In the 5th Grade I had Sister Rosita. A short rotund Sister of Charity whose sole purpose in life was to get me to spell correctly. This was well before the age of Dyslexia and special needs students such as myself. Sister Rosita would shout at me, "McGarty, when will you ever spell correctly!" And I would reply, "I will have people to correct my errors Sister." Then "WHAM", the good old three foot (or should it be feet?) ruler across the knuckles.
Now Sister Rosita is a thing of the past and I have
Microsoft Word. It always spells the word correctly, unfortunately it is often
the wrong word. No matter how I look at it the word always looks correct, at
least for a month or so. Then I read it and see the error.

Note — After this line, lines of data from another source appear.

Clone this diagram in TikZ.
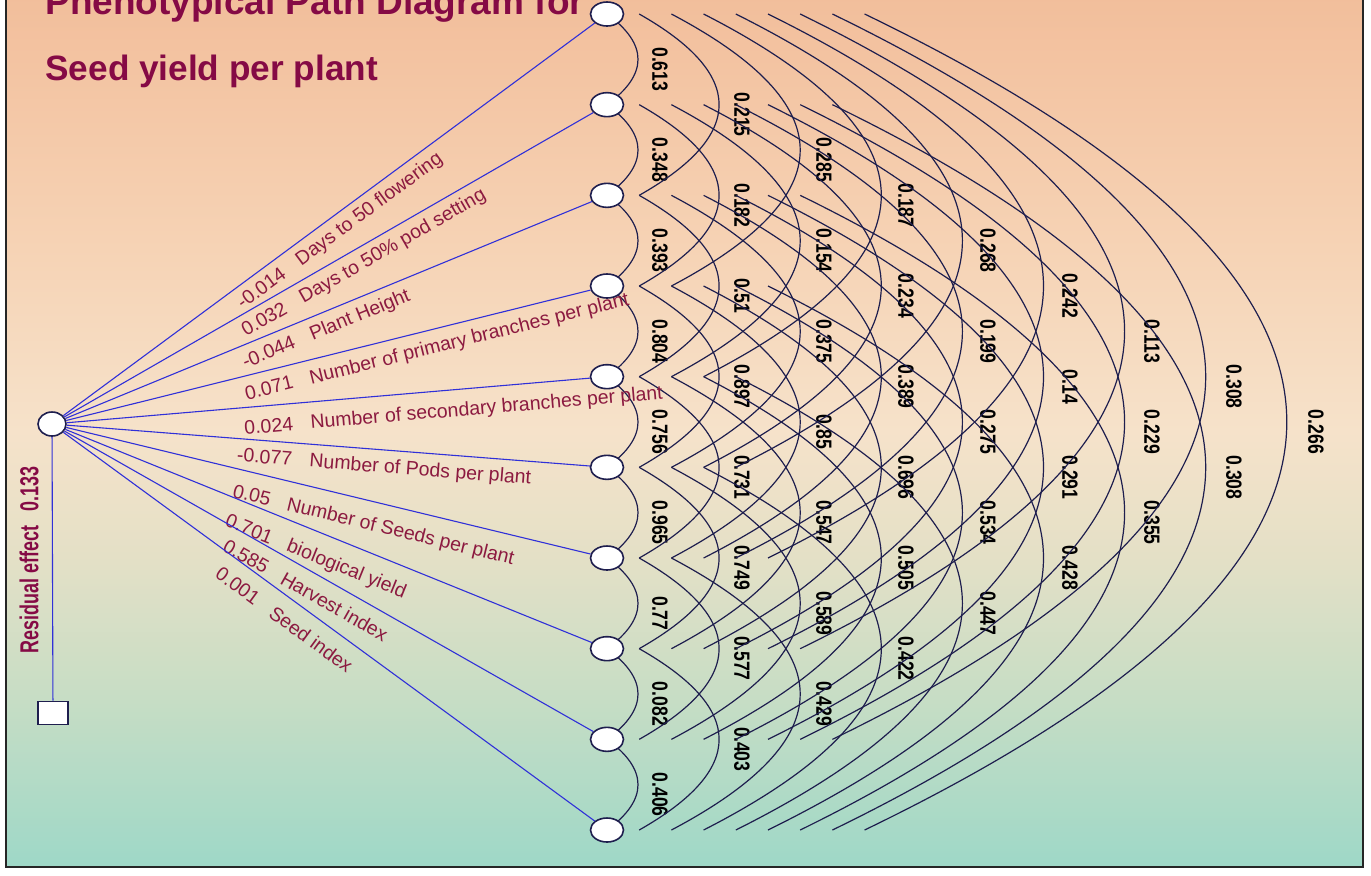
\documentclass[tikz,border=0pt]{standalone}
\usepackage{fontspec}
\setmainfont{Liberation Sans}
\usetikzlibrary{shapes.geometric, calc, positioning}

\definecolor{titlered}{HTML}{850A45}
\definecolor{labelred}{HTML}{8C1A40}
\definecolor{pathblue}{HTML}{3030D8}
\definecolor{curvenavy}{HTML}{1E1E4E}
\definecolor{peach}{HTML}{F2BE9B}
\definecolor{apricot}{HTML}{F6D3B5}
\definecolor{cream}{HTML}{F6E2CA}
\definecolor{wheat}{HTML}{E3E0C6}
\definecolor{sage}{HTML}{C6DDC5}
\definecolor{mint}{HTML}{9ED8C7}

\pgfdeclareverticalshading{panelfade}{100bp}{color(0bp)=(mint); color(25bp)=(mint); color(34.5bp)=(sage); color(42.5bp)=(wheat); color(50bp)=(cream); color(60.5bp)=(apricot); color(75bp)=(peach); color(100bp)=(peach)}

\tikzset{
  varnode/.style={ellipse, draw=curvenavy, fill=white, line width=0.8pt, minimum width=16.5pt, minimum height=12pt, inner sep=0pt},
  srcnode/.style={ellipse, draw=curvenavy, fill=white, line width=0.8pt, minimum width=14pt, minimum height=12pt, inner sep=0pt},
  resbox/.style={rectangle, draw=curvenavy, fill=white, line width=0.8pt, minimum width=15pt, minimum height=11.5pt, inner sep=0pt},
  pathline/.style={pathblue, line width=0.55pt},
  corrline/.style={curvenavy, line width=0.6pt},
  pathlabel/.style={labelred, font=\fontsize{9.75}{11}\selectfont, sloped, anchor=north west},
  corrlabel/.style={rotate=-90, font=\fontsize{11}{12}\selectfont\bfseries, inner sep=0pt},
  titletext/.style={titlered, font=\fontsize{17.6}{20}\selectfont\bfseries, anchor=base west, inner sep=0pt},
  residtext/.style={titlered, font=\fontsize{13}{14}\selectfont\bfseries, rotate=90, inner sep=0pt}
}

\begin{document}
\begin{tikzpicture}[x=0.5pt, y=-0.5pt]
  \useasboundingbox (0,0) rectangle (1371,875);
  \clip (0,0) rectangle (1371,875);
  % panel
  \fill[white] (0,0) rectangle (1371,875);
  \shade[shading=panelfade] (6,-4) rectangle (1363,867);
  \draw[line width=1.1pt, black!85] (6,-4) -- (6,867) -- (1363,867) -- (1363,-4);

  % title
  \node[titletext, font=\fontsize{18.5}{20}\selectfont\bfseries] (title1) at (45,14) {Phenotypical Path Diagram for};
  \node[titletext] (title2) at (45,80) {Seed yield per plant};

  % dependent variable and the ten traits
  \coordinate (ps) at (52,424);
  \foreach \k in {1,...,10}
    \coordinate (p\k) at (607,{14+90.667*(\k-1)});

  % correlations between traits
  \foreach \i/\j/\cv in {1/2/0.613, 2/3/0.348, 3/4/0.393, 4/5/0.804, 5/6/0.756, 6/7/0.965, 7/8/0.77, 8/9/0.082, 9/10/0.406,
      1/3/0.215, 2/4/0.182, 3/5/0.51, 4/6/0.897, 5/7/0.731, 6/8/0.749, 7/9/0.577, 8/10/0.403,
      1/4/0.285, 2/5/0.154, 3/6/0.375, 4/7/0.85, 5/8/0.547, 6/9/0.589, 7/10/0.429,
      1/5/0.187, 2/6/0.234, 3/7/0.389, 4/8/0.696, 5/9/0.505, 6/10/0.422,
      1/6/0.268, 2/7/0.199, 3/8/0.275, 4/9/0.534, 5/10/0.447,
      1/7/0.242, 2/8/0.14, 3/9/0.291, 4/10/0.428,
      1/8/0.113, 2/9/0.229, 3/10/0.355,
      1/9/0.308, 2/10/0.308,
      1/10/0.266}{
    \pgfmathsetmacro{\dd}{\j-\i-1}
    \pgfmathsetmacro{\xs}{32.2*\dd}
    \pgfmathsetmacro{\xa}{31+81.1*\dd}
    \pgfmathsetmacro{\xl}{53+82*\dd}
    \coordinate (s) at ($(p\i)+(\xs,0)$);
    \coordinate (e) at ($(p\j)+(\xs,0)$);
    \coordinate (m) at ($(s)!0.5!(e)+({2*(\xa-\xs)},0)$);
    \draw[corrline] (s) .. controls ($(s)!2/3!(m)$) and ($(e)!2/3!(m)$) .. (e);
    \node[corrlabel] (c\i-\j) at ($(p\i)!0.5!(p\j)+(\xl,10)$) {\scalebox{0.8}[1]{\cv}};
  }

  % direct effects
  \foreach \k/\q/\gap/\coef/\lbl in {1/0.416/0.3/-0.014/Days to 50 flowering,
      2/0.423/0.3/0.032/Days to 50\% pod setting,
      3/0.441/0.8/-0.044/Plant Height,
      4/0.440/1.5/0.071/Number of primary branches per plant,
      5/0.440/3/0.024/Number of secondary branches per plant,
      6/0.451/1/-0.077/Number of Pods per plant,
      7/0.408/4/0.05/Number of Seeds per plant,
      8/0.415/4.5/0.701/biological yield,
      9/0.414/2.6/0.585/Harvest index,
      10/0.3985/3.4/0.001/Seed index}
    \path (ps) -- (p\k) node[pathlabel, pos=\q, outer sep=\gap pt] (d\k) {\llap{\coef\hspace{0.9em}}\lbl};

  \foreach \k in {1,...,10}
    \node[varnode] (v\k) at (p\k) {};
  \node[srcnode] (src) at (ps) {};
  \node[resbox] (res) at (53,713) {};

  \foreach \k in {1,...,10}
    \draw[pathline] (src) -- (v\k);
  \draw[pathline] (src) -- (res);

  \node[residtext] (restext) at (29,560) {\scalebox{0.69}[1]{Residual effect\hspace{0.8em}0.133}};
\end{tikzpicture}
\end{document}
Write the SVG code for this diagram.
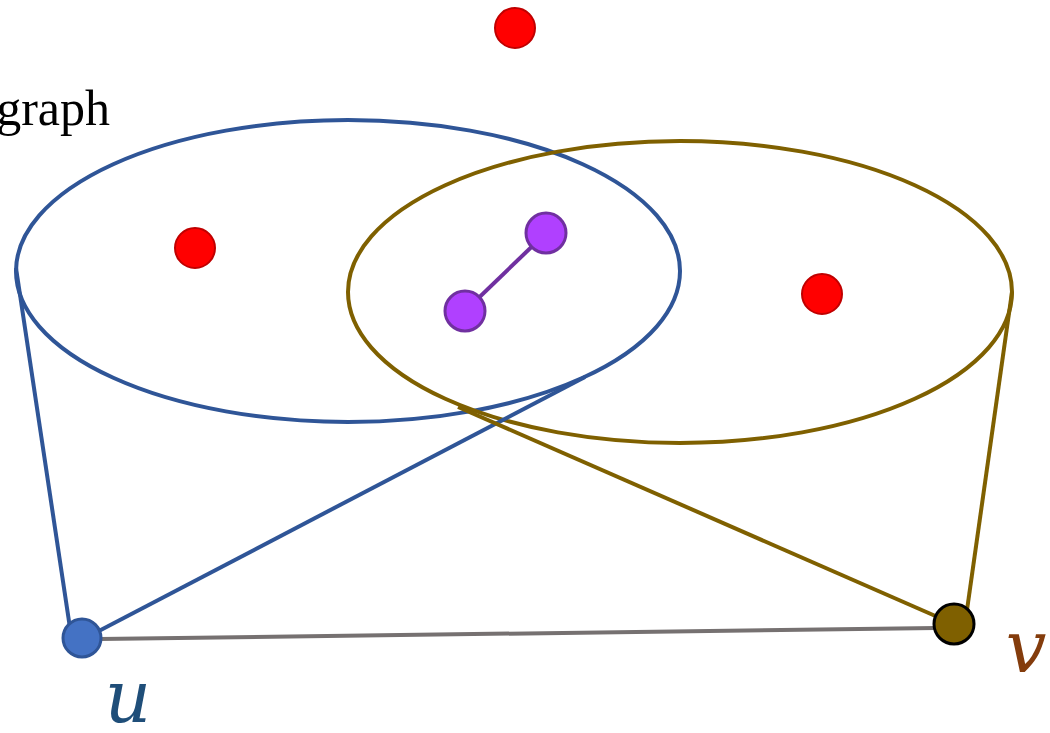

Now add to this mess such things as Twitter. I tried Twitter
for a few months, found it useless. Also as some may note I cannot say much
with few words. I think through something, write a draft, with mis-spellings
and all, then post it. Some folks actually read this stuff. Now along comes the
NY Times and spelling[1].
They note as follows:
Actually, we should lay off everyone’s spelling. In a
digital age of autocorrect and electronic publications that can be edited from
afar, not to mention social media platforms that prize authenticity and
immediacy over polish, misspelling has become a mostly forgivable mistake. You
simply do not need to be able to spell as well as people once had to, because
we now have tools that can catch and correct our errors — so it’s just not a
big deal if, on your first draft, you write “heel” instead of “heal.” People
are very attached to spelling, of course. When I first floated the idea that
politicians’ misspelling was a forgivable sin, I was dragged over the coals for
it on Twitter. My wife got so upset that she quit talking to me for most of a
day. When I emailed my editor to say I wanted to defend Mr. Trump’s misspelling,
she wrote back, “You should listen to your wife.” So I did what I normally do
when confronted with people who are wrong on the internet: I researched the
subject. I looked at the history of standardized spelling and what misspelling
says about you cognitively. I uncovered a rich history of political
misspelling. And I read a book by an Oxford professor on the shifting cultural
attitudes toward spelling and then talked to him for a long time. Yet there is
an even deeper sort of elitism underlying the criticism of spelling mistakes.
It stems from people correlating accurate spelling with a good education and
outsize intelligence, which is actually incorrect. There is not much scientific
evidence to suggest that spelling well is connected to high intelligence. In
the same way that some people are naturally better at arithmetic than others,
some are naturally better spellers than others (and some people have lexical
disabilities, like dyslexia, that make spelling even more difficult). But if you
spell well, you can still do lots of dumb things, and if you spell poorly, you
can still be very smart. Standardized spelling has been with English for at
least a few hundred years, and it has mostly served us well. So I understand
that the idea of abandoning it, or at least relaxing our adherence to it, may
sound frightening, like the first step on a short march to civilizational
decline…Second, there’s little evidence that how one types on electronic media
has much to say about how one functions otherwise. One study, in fact, showed
that kids who frequently used “textese” tended to be better at grammar than
those who didn’t. All of this suggests that we are simply giving too much
weight to spelling and other typographical mistakes. Focus on what people say,
not how they spell it.
So is the art of spelling lost at last? It is akin to the
"other left" syndrome where some says turn left when they mean turn
right and correct it by saying the "other left".